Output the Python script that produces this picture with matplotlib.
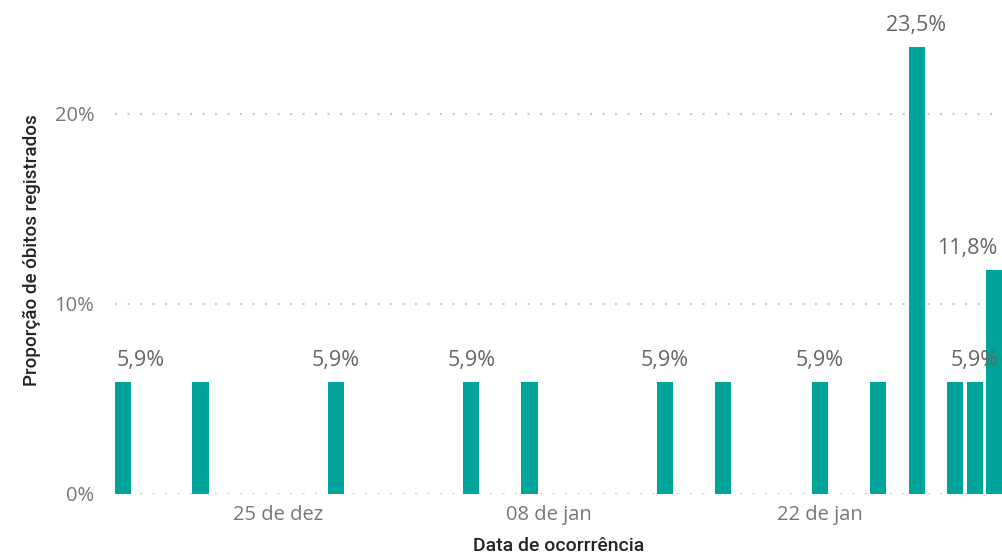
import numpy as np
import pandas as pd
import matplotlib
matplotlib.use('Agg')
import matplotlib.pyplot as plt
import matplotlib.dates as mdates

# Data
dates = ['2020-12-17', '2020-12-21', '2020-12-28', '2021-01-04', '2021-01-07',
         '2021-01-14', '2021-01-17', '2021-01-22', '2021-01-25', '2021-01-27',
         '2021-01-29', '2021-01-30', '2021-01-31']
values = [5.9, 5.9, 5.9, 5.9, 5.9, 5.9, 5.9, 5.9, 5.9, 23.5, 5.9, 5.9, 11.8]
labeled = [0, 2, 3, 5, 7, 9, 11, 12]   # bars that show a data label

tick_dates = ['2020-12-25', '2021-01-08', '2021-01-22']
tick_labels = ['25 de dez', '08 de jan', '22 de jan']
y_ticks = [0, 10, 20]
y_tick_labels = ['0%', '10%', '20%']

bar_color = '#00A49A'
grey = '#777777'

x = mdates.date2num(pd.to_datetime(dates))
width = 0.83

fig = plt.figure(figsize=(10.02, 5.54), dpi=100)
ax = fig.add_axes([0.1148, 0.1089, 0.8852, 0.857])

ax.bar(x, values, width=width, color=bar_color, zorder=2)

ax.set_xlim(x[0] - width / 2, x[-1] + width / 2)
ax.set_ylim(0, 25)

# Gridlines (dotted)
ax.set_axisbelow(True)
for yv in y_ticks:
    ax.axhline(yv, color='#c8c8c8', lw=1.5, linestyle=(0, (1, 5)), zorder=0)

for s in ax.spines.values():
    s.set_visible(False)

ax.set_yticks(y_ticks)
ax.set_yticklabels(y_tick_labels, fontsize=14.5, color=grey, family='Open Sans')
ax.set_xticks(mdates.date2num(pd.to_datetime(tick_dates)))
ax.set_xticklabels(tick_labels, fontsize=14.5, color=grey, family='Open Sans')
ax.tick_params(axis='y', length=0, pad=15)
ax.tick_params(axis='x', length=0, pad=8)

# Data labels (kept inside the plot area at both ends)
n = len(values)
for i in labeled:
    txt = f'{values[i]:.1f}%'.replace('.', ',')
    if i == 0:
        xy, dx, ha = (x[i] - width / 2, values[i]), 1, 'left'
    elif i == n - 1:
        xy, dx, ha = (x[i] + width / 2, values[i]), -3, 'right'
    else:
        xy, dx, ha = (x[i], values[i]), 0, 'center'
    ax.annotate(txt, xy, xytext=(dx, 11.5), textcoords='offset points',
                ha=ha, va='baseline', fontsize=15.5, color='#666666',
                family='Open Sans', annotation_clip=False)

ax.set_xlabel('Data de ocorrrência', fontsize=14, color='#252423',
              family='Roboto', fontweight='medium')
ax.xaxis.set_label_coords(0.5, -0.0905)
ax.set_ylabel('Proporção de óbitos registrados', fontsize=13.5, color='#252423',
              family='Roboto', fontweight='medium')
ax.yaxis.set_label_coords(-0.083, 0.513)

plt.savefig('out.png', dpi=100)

## Prompt:
Pictures stay out. Repeat only the lines from the beginning of the data through the line that has "ax.tick_params(axis='x', length=0, pad=8)".

## Written response:
Output the Python script that produces this picture with matplotlib.
import numpy as np
import pandas as pd
import matplotlib
matplotlib.use('Agg')
import matplotlib.pyplot as plt
import matplotlib.dates as mdates

# Data
dates = ['2020-12-17', '2020-12-21', '2020-12-28', '2021-01-04', '2021-01-07',
         '2021-01-14', '2021-01-17', '2021-01-22', '2021-01-25', '2021-01-27',
         '2021-01-29', '2021-01-30', '2021-01-31']
values = [5.9, 5.9, 5.9, 5.9, 5.9, 5.9, 5.9, 5.9, 5.9, 23.5, 5.9, 5.9, 11.8]
labeled = [0, 2, 3, 5, 7, 9, 11, 12]   # bars that show a data label

tick_dates = ['2020-12-25', '2021-01-08', '2021-01-22']
tick_labels = ['25 de dez', '08 de jan', '22 de jan']
y_ticks = [0, 10, 20]
y_tick_labels = ['0%', '10%', '20%']

bar_color = '#00A49A'
grey = '#777777'

x = mdates.date2num(pd.to_datetime(dates))
width = 0.83

fig = plt.figure(figsize=(10.02, 5.54), dpi=100)
ax = fig.add_axes([0.1148, 0.1089, 0.8852, 0.857])

ax.bar(x, values, width=width, color=bar_color, zorder=2)

ax.set_xlim(x[0] - width / 2, x[-1] + width / 2)
ax.set_ylim(0, 25)

# Gridlines (dotted)
ax.set_axisbelow(True)
for yv in y_ticks:
    ax.axhline(yv, color='#c8c8c8', lw=1.5, linestyle=(0, (1, 5)), zorder=0)

for s in ax.spines.values():
    s.set_visible(False)

ax.set_yticks(y_ticks)
ax.set_yticklabels(y_tick_labels, fontsize=14.5, color=grey, family='Open Sans')
ax.set_xticks(mdates.date2num(pd.to_datetime(tick_dates)))
ax.set_xticklabels(tick_labels, fontsize=14.5, color=grey, family='Open Sans')
ax.tick_params(axis='y', length=0, pad=15)
ax.tick_params(axis='x', length=0, pad=8)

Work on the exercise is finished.